In desperate situations people make the right decisions, that more often than not, put others before themselves. Jean Valjean is an example of this, because he risks his life for Fauchelevent when he lifted the wagon off of him. Jean Valjean also rescues Marius from the barricade for Cosette's happiness. Javert always lives by the law, even though he knows Monsieur Madeleine is Jean Valjean, he asked Jean Valjean to denounce him as punishment, for his assumption. When Javert finally catches Jean Valjean, he decides to let him go, because he decides to stop living by the law and to do listen to his conscience. Marius displays his ability to make the right decisions by his bravery and cleverness.
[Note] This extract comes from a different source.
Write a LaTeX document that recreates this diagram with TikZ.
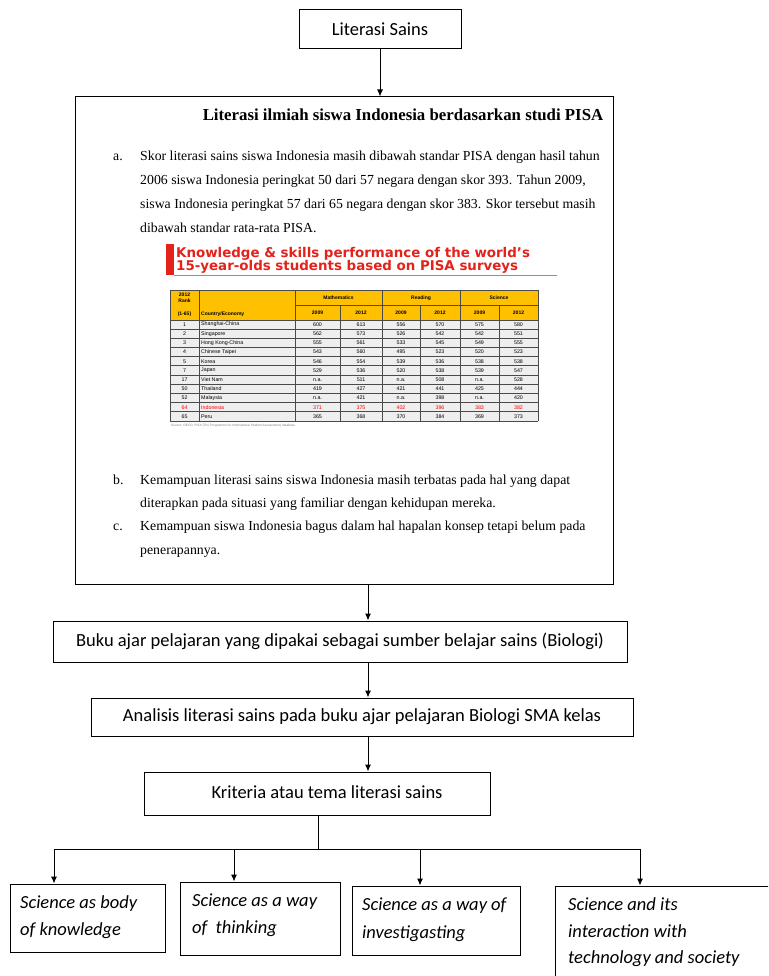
\documentclass[tikz,border=0pt]{standalone}
\usepackage{fontspec}
\setmainfont{Liberation Serif}
\newfontfamily\calfont{Carlito}
\newfontfamily\arfont{Liberation Sans}
\newfontfamily\banfont{DejaVu Sans}
\usetikzlibrary{arrows.meta}
\definecolor{bannerred}{HTML}{E3231B}
\definecolor{bannerline}{HTML}{EE6A6A}
\definecolor{hdr}{HTML}{FFC000}
\definecolor{rowbg}{HTML}{EEEEEE}
\definecolor{gridc}{HTML}{4A4A4A}
\tikzset{
  box/.style={draw, line width=1pt, inner sep=0pt},
  arr/.style={line width=1pt, -{Latex[length=7pt,width=6pt]}},
  plain/.style={line width=1pt},
  sans/.style={font=\calfont\fontsize{18.5}{21}\selectfont},
  itl/.style={font=\calfont\itshape\fontsize{18.5}{21}\selectfont, inner sep=0pt, anchor=base west},
  body/.style={font=\fontsize{13.8}{16}\selectfont, inner sep=0pt, anchor=base west},
  ttl/.style={font=\bfseries\fontsize{16.8}{19}\selectfont, inner sep=0pt, anchor=base},
  bann/.style={font=\banfont\bfseries\fontsize{13.4}{15}\selectfont, text=bannerred, inner sep=0pt, anchor=base west},
  thd/.style={font=\arfont\bfseries\fontsize{5}{6}\selectfont, inner sep=0pt},
  tdt/.style={font=\arfont\fontsize{5.3}{6}\selectfont, inner sep=0pt}
}
\begin{document}
\begin{tikzpicture}[x=1pt,y=-1pt]
\useasboundingbox (0,0) rectangle (768,976);
\fill[white] (0,0) rectangle (768,976);
\clip (0,0) rectangle (768,976);

% top box
\node[box, sans, minimum width=162, minimum height=39] (top) at (380,29.5) {Literasi Sains};
% big box
\node[box, minimum width=538, minimum height=487] (big) at (344,340.5) {};
\draw[arr] (top.south) -- (top.south |- big.north);

\node[ttl] (title) at (403,121) {Literasi ilmiah siswa Indonesia berdasarkan studi PISA};

\node[body] (alab) at (113,161) {a.};
\node[body] (a1) at (140,161) {Skor literasi sains siswa Indonesia masih dibawah standar PISA dengan hasil tahun};
\node[body] (a2) at (140,185) {2006 siswa Indonesia peringkat 50 dari 57 negara dengan skor 393. Tahun 2009,};
\node[body] (a3) at (140,209) {siswa Indonesia peringkat 57 dari 65 negara dengan skor 383. Skor tersebut masih};
\node[body] (a4) at (140,233) {dibawah standar rata-rata PISA.};

% banner
\node[fill=bannerred, minimum width=8, minimum height=31, inner sep=0pt] (bar) at (170,259.5) {};
\node[bann] (bn1) at (176,257) {Knowledge \& skills performance of the world’s};
\node[bann] (bn2) at (176,270.5) {15-year-olds students based on PISA surveys};
\draw[bannerline, line width=1pt] (bar.east |- 0,275.5) -- (557,275.5);

% table
\fill[hdr] (170,290) rectangle (538,320);
\fill[rowbg] (170,320) rectangle (538,421);
\foreach \yy in {320,329.18,338.36,347.55,356.73,365.91,375.09,384.27,393.45,402.64,411.82,421}
  \draw[gridc, line width=0.9pt] (170,\yy) -- (538,\yy);
\draw[gridc, line width=0.9pt] (170,290) -- (538,290);
\draw[gridc, line width=0.9pt] (295,305) -- (538,305);
\foreach \xx in {170,199,295,382,460,538}
  \draw[gridc, line width=0.9pt] (\xx,290) -- (\xx,421);
\foreach \xx in {340,420,499}
  \draw[gridc, line width=0.9pt] (\xx,305) -- (\xx,421);
\node[thd] (h1) at (184.5,294.5) {2012};
\node[thd] (h2) at (184.5,300.5) {Rank};
\node[thd] (h3) at (184.5,314.5) {(1-65)};
\node[thd, anchor=west] (h4) at (201,314.5) {Country/Economy};
\node[thd] (h5) at (338.5,298) {Mathematics};
\node[thd] (h6) at (421,298) {Reading};
\node[thd] (h7) at (499,298) {Science};
\foreach \cxa/\cxb [count=\k] in {317.5/361,401/440,479.5/518.5}{
  \node[thd] (ya\k) at (\cxa,313) {2009};
  \node[thd] (yb\k) at (\cxb,313) {2012};
}
\foreach \rk/\cn/\ma/\mb/\ra/\rb/\sa/\sb/\cc [count=\i] in {
  1/Shanghai-China/600/613/556/570/575/580/black,
  2/Singapore/562/573/526/542/542/551/black,
  3/Hong Kong-China/555/561/533/545/549/555/black,
  4/Chinese Taipei/543/560/495/523/520/523/black,
  5/Korea/546/554/539/536/538/538/black,
  7/Japan/529/536/520/538/539/547/black,
  17/Viet Nam/n.a./511/n.a./508/n.a./528/black,
  50/Thailand/419/427/421/441/425/444/black,
  52/Malaysia/n.a./421/n.a./398/n.a./420/black,
  64/Indonesia/371/375/402/396/383/382/red,
  65/Peru/365/368/370/384/369/373/black}{
  \pgfmathsetmacro{\yc}{320+(\i-0.5)*9.1818}
  \node[tdt, text=\cc] (r\i a) at (184.5,\yc) {\rk};
  \node[tdt, text=\cc, anchor=west] (r\i b) at (201,\yc) {\cn};
  \node[tdt, text=\cc] (r\i c) at (317.5,\yc) {\ma};
  \node[tdt, text=\cc] (r\i d) at (361,\yc) {\mb};
  \node[tdt, text=\cc] (r\i e) at (401,\yc) {\ra};
  \node[tdt, text=\cc] (r\i f) at (440,\yc) {\rb};
  \node[tdt, text=\cc] (r\i g) at (479.5,\yc) {\sa};
  \node[tdt, text=\cc] (r\i h) at (518.5,\yc) {\sb};
}
\node[font=\arfont\fontsize{3.2}{4}\selectfont, text=gray, inner sep=0pt, anchor=west] (src) at (171,425.5) {Source: OECD, PISA (The Programme for International Student Assessment) database};

\node[body] (blab) at (113,484) {b.};
\node[body] (b1t) at (140,484) {Kemampuan literasi sains siswa Indonesia masih terbatas pada hal yang dapat};
\node[body] (b2t) at (140,507) {diterapkan pada situasi yang familiar dengan kehidupan mereka.};
\node[body] (clab) at (113,530) {c.};
\node[body] (c1t) at (140,530) {Kemampuan siswa Indonesia bagus dalam hal hapalan konsep tetapi belum pada};
\node[body] (c2t) at (140,554) {penerapannya.};

% chain
\node[box, sans, minimum width=574, minimum height=41] (buku) at (340,641.5) {Buku ajar pelajaran yang dipakai sebagai sumber belajar sains (Biologi)};
\node[box, sans, minimum width=542, minimum height=38] (anal) at (362,717) {Analisis literasi sains pada buku ajar pelajaran Biologi SMA kelas};
\node[box, minimum width=346, minimum height=43] (krit) at (317,793.5) {};
\node[sans, inner sep=0pt] (krittxt) at (327,792) {Kriteria atau tema literasi sains};

\draw[arr] ([xshift=24pt]big.south) -- ([xshift=28pt]buku.north);
\draw[arr] ([xshift=28pt]buku.south) -- ([xshift=6pt]anal.north);
\draw[arr] ([xshift=6pt]anal.south) -- ([xshift=51pt]krit.north);

% bottom boxes
\node[box, minimum width=155, minimum height=68] (k1) at (87.5,918) {};
\node[box, minimum width=160, minimum height=73] (k2) at (260,918.5) {};
\node[box, minimum width=168, minimum height=69] (k3) at (436,920.5) {};
\node[box, minimum width=235, minimum height=114] (k4) at (672.5,943) {};

\node[itl] (k1a) at (20,908) {Science as body};
\node[itl] (k1b) at (20,935) {of knowledge};
\node[itl] (k2a) at (192,906) {Science as a way};
\node[itl] (k2b) at (192,933) {of\ \ thinking};
\node[itl] (k3a) at (362,910) {Science as a way of};
\node[itl] (k3b) at (362,938) {investigasting};
\node[itl] (k4a) at (568,910) {Science and its};
\node[itl] (k4b) at (568,937) {interaction with};
\node[itl] (k4c) at (568,963) {technology and society};

\coordinate (bus) at (318,849);
\coordinate (j1) at (54,849);
\coordinate (j2) at (234,849);
\coordinate (j3) at (420,849);
\coordinate (j4) at (640,849);
\draw[plain] ([xshift=1pt]krit.south) -- (bus);
\draw[plain] (j1) -- (j4);
\draw[arr] (j1) -- (j1 |- k1.north);
\draw[arr] (j2) -- (j2 |- k2.north);
\draw[arr] (j3) -- (j3 |- k3.north);
\draw[arr] (j4) -- (j4 |- k4.north);
\end{tikzpicture}
\end{document}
Marius' bravery displays his willingness to sacrifice himself for others; he volunteers to blow up the barricade and himself. Marius also encounters an odd situation between Thenadier and Monsieur LeBlanc and does not know what to do, so he devises a plan in which neither one of them will be punished by his actions. Further more, in life, people have a responsibility to help each other and unselfishness is the best way to do it. This is the most important of all of life's lessons; to be responsible in situations that can affect others as well as yourself, but to also remember to think of others before yourself.